Google+ Bookslingers Blog: Books That Need to Be Made Into A Movie Now... NOW!

Books That Need to Be Made Into A Movie Now... NOW!

I've been reading Margaret Mahy's twisty, bendy post-apocalyptic masterpiece Maddigan's Fantasia this summer. I have vague memories of starting to watch the BBC series based on the book at Miss Arien's homestead. I say "starting" because the next thing I knew, it was 5:30 in the morning and the DVD menu was blinking mockingly at me as my sluggish brain tried to process the awesomeness that I had just experienced.

The series and book are so fascinating, so unexpected and never quite go where you expect them to go. Just when you think Mahy is going to zig, she zags and then blows up a house. 

To prove that I didn't sleep-deprivedly hallucinate this series, here is the trailer for the BBC series Maddigan's Quest

Smug in the fact that it was just as weird as I remember, I began to think of what other books would make fantastic BBC miniseries.

Here's our Top 3:

1. The Agency: A Spy in the House by Y.S Lee

Victorian England! Pretty dresses! Fierce orphan girls with mad skills! Secret lady society!
Mary Quinn is rescued from the gallows only to face a very different noose. As a penniless orphans, her future seems bleak until she is introduced to the shadowy Agency which uses their seeming disadvantages to solve crimes that stump Scotland Yard.

Basically: She is a spy. She solves crimes. 

Get to it, BBC Writers.

2. Great and Terrible Beauty by Libba Bray


Fans of the series have already created some wicked trailers (I love the casting in this one). It's like Enid Blyton's Malory Towers  meets Gormenghast meets Picnic at Hanging Rock.

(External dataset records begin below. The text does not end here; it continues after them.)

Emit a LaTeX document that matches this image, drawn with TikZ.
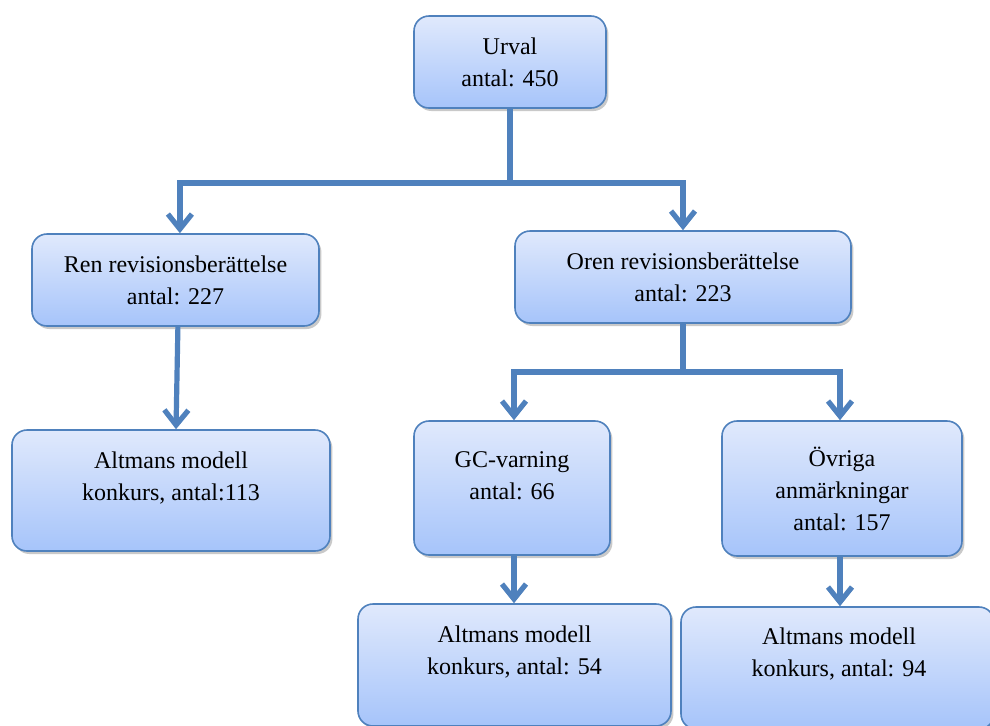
\documentclass[tikz,border=0pt]{standalone}
\usepackage{fontspec}
\setmainfont{Liberation Serif}
\usetikzlibrary{arrows.meta,shadows,calc}
\definecolor{bord}{RGB}{79,129,189}
\definecolor{topc}{RGB}{224,233,252}
\definecolor{botc}{RGB}{166,196,250}
\tikzset{
  box/.style={draw=bord, line width=0.8pt, rounded corners=7.5pt,
    top color=topc, bottom color=botc,
    drop shadow={shadow xshift=1.2pt, shadow yshift=-1.5pt, opacity=0.35, fill=black!60},
    inner sep=0pt, align=center, font=\fontsize{12pt}{16pt}\selectfont},
  txt/.style={align=center, inner sep=0pt, font=\fontsize{12pt}{16pt}\selectfont},
  conn/.style={draw=bord, line width=2.6pt},
  arr/.style={conn, -{Straight Barb[length=7.5pt,width=12pt]}},
}
\begin{document}
\begin{tikzpicture}[x=0.5pt,y=-0.5pt]
\clip (0,0) rectangle (990,725);
\fill[white] (0,0) rectangle (990,725);
\node[box, minimum width=96pt, minimum height=46pt] (urval) at (510,62) {Urval\\antal: 450};
\node[box, minimum width=143.5pt, minimum height=46pt] (ren) at (175.5,280) {Ren revisionsberättelse\\antal: 227};
\node[box, minimum width=168pt, minimum height=46pt] (oren) at (683,277) {Oren revisionsberättelse\\antal: 223};
\node[box, minimum width=159pt, minimum height=60.5pt] (alt1) at (171,490.5) {};
\node[txt] (alt1t) at (171,478) {Altmans modell\\konkurs, antal:113};
\node[box, minimum width=98pt, minimum height=67pt] (gc) at (512,488) {};
\node[txt] (gct) at (512,476) {GC-varning\\antal: 66};
\node[box, minimum width=120pt, minimum height=67.5pt] (ovr) at (842,488.5) {Övriga\\anmärkningar\\antal: 157};
\node[box, minimum width=156.5pt, minimum height=61pt] (alt2) at (514.5,665) {};
\node[txt] (alt2t) at (514.5,652) {Altmans modell\\konkurs, antal: 54};
\node[box, minimum width=156.5pt, minimum height=61pt] (alt3) at (837.5,668) {};
\node[txt] (alt3t) at (839,654) {Altmans modell\\konkurs, antal: 94};

\coordinate (j1) at (510,183);
\coordinate (j2) at (683,372);
\draw[conn] (urval.south) -- (j1);
\draw[arr] (j1) -| ([xshift=2.2pt]ren.north);
\draw[arr] (j1) -| (oren.north);
\draw[arr] ([xshift=1.2pt]ren.south) -- ([xshift=2.5pt]alt1.north);
\draw[conn] (oren.south) -- (j2);
\draw[arr] (j2) -| ([xshift=1pt]gc.north);
\draw[arr] (j2) -| ([xshift=-1pt]ovr.north);
\draw[arr] ([xshift=1pt]gc.south) -- ([xshift=1pt]gc.south |- alt2.north);
\draw[arr] ([xshift=-1pt]ovr.south) -- ([xshift=-1pt]ovr.south |- alt3.north);
\end{tikzpicture}
\end{document}
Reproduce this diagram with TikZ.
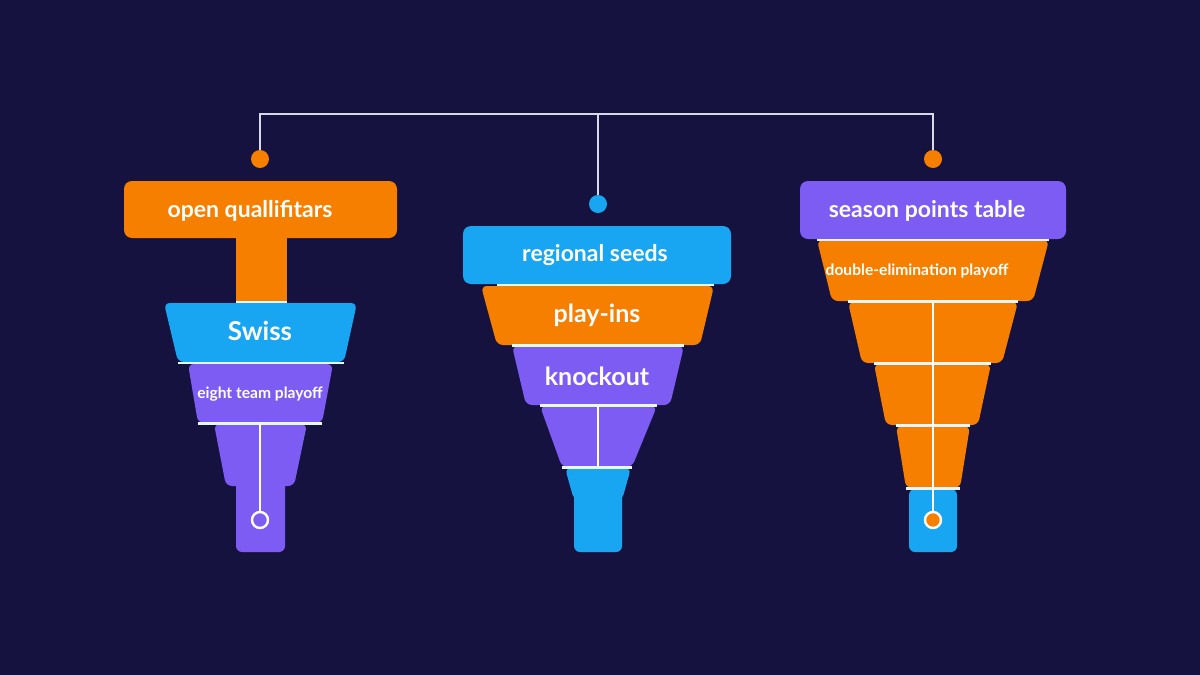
\documentclass[tikz,border=0pt]{standalone}
\usepackage{fontspec}
\setmainfont{Lato}
\usetikzlibrary{positioning}
\definecolor{bgnavy}{HTML}{16123F}
\definecolor{segorange}{HTML}{F77F00}
\definecolor{segblue}{HTML}{18A6F2}
\definecolor{segpurple}{HTML}{7C5CF2}
\definecolor{wire}{HTML}{D8D8E6}
\tikzset{
  label/.style={text=white, font=\bfseries, inner sep=0pt},
  dot/.style={circle, inner sep=0pt, minimum size=9pt, fill=segorange},
  ring/.style={circle, inner sep=0pt, minimum size=8pt, draw=white, line width=1.2pt},
  wire/.style={draw=wire, line width=1.2pt},
  sep/.style={draw=white!90!segblue, line width=1.3pt}
}
% trapezoid segment: top-left x, top-right x, top y, bottom-left x, bottom-right x, bottom y, colour
\newcommand{\seg}[7]{\fill[#7, rounded corners=3pt] (#1,#3) -- (#2,#3) -- (#5,#6) -- (#4,#6) -- cycle;}
\begin{document}
\begin{tikzpicture}[x=0.5pt, y=-0.5pt]
  \fill[bgnavy] (0,0) rectangle (1200,675);
  \useasboundingbox (0,0) rectangle (1200,675);

  % header wire
  \coordinate (hub) at (598,114);
  \node[dot] (dotL) at (260,159) {};
  \node[dot, fill=segblue] (dotM) at (598,204) {};
  \node[dot] (dotR) at (933,159) {};
  \draw[wire] (dotL) |- (hub) -| (dotR);
  \draw[wire] (hub) -- (dotM);

  % left funnel
  \fill[segorange] (236,236) rectangle (287,302);
  \fill[segorange, rounded corners=4pt] (124,181) rectangle (397,238);
  \node[label, font=\bfseries\fontsize{11.5}{13}\selectfont] (open) at (250,211) {open quallifitars};
  \seg{164}{357}{303}{178}{344}{362}{segblue}
  \node[label, font=\bfseries\fontsize{13}{15}\selectfont] (swiss) at (260,331) {Swiss};
  \seg{188}{333}{364}{198}{322}{423}{segpurple}
  \node[label, font=\bfseries\fontsize{7.8}{9}\selectfont] (eight) at (260,394) {eight team playoff};
  \seg{214}{307}{424}{226}{294}{486}{segpurple}
  \fill[segpurple, rounded corners=3pt] (236,480) rectangle (285,552);
  \draw[sep] (236,302) -- (287,302);
  \draw[sep] (178,363) -- (344,363);
  \draw[sep] (198,423.5) -- (322,423.5);
  \node[ring, fill=segpurple] (endL) at (260,520) {};
  \coordinate (topL) at (260,423.5);
  \draw[wire, draw=white] (topL) -- (endL);

  % middle funnel
  \fill[segblue, rounded corners=4pt] (463,226) rectangle (731,284);
  \node[label, font=\bfseries\fontsize{11.5}{13}\selectfont] (seeds) at (595,255) {regional seeds};
  \seg{481}{714}{286}{497}{700}{345}{segorange}
  \node[label, font=\bfseries\fontsize{12.5}{14}\selectfont] (playins) at (597,315) {play-ins};
  \seg{512}{684}{346}{526}{670}{405}{segpurple}
  \node[label, font=\bfseries\fontsize{12.5}{14}\selectfont] (knock) at (597,376) {knockout};
  \seg{540}{657}{406}{562}{632}{467}{segpurple}
  \seg{565}{631}{468}{574}{622}{500}{segblue}
  \fill[segblue, rounded corners=3pt] (574,490) rectangle (622,552);
  \draw[sep] (497,285) -- (714,285);
  \draw[sep] (512,345.5) -- (684,345.5);
  \draw[sep] (540,405.5) -- (657,405.5);
  \draw[sep] (562,467.5) -- (632,467.5);
  \coordinate (midTop) at (598,405.5);
  \coordinate (midBot) at (598,467.5);
  \draw[wire, draw=white] (midTop) -- (midBot);

  % right funnel
  \fill[segpurple, rounded corners=4pt] (800,181) rectangle (1066,239);
  \node[label, font=\bfseries\fontsize{11.5}{13}\selectfont] (season) at (927,211) {season points table};
  \seg{817}{1049}{240}{832}{1033}{301}{segorange}
  \node[label, font=\bfseries\fontsize{7.8}{9}\selectfont] (double) at (917,271) {double-elimination playoff};
  \seg{848}{1018}{302}{862}{1002}{363}{segorange}
  \seg{874}{991}{364}{886}{978}{425}{segorange}
  \seg{896}{970}{426}{906}{960}{488}{segorange}
  \fill[segblue, rounded corners=3pt] (909,489) rectangle (957,552);
  \draw[sep] (817,240) -- (1049,240);
  \draw[sep] (848,301.5) -- (1018,301.5);
  \draw[sep] (874,363.5) -- (991,363.5);
  \draw[sep] (896,425.5) -- (970,425.5);
  \draw[sep] (906,488.5) -- (960,488.5);
  \node[ring, fill=segorange] (endR) at (933,520) {};
  \coordinate (topR) at (933,301.5);
  \draw[wire, draw=white] (topR) -- (endR);
\end{tikzpicture}
\end{document}
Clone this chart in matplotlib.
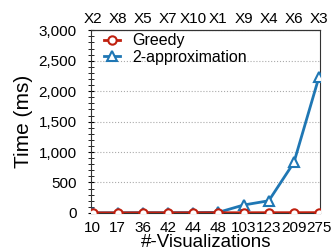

3. Carole Nelson Douglas's Irene Adler series

Rachel McAdams is a very good actress. She was brilliant in the Canadian comedy Slings and Arrows (Watch it! Watch it now! It will erase all the terrible memories of studying Shakespeare in high school) and while I was ostensibly reading something terribly important but in fact watching The Notebook out of the corner of my eye, she was very good in that too. 

However, I feel that she was rather miscast in Sherlock Holmes. Not because she couldn't pull off all that fuchsia (all the more power to her) but because compared to Robert Downey Jr. she seemed rather... young. Instead of envisioning them as romantic partners, it felt like Sherlock Holmes was her dad. I was having Little Women flashbacks. 

Anyhow, Carole Nelson Douglas's Irene Adler series would make a wicked BBC series and McAdams better dust off her English accent.

Any books you think would make a fantastic BBC miniseries?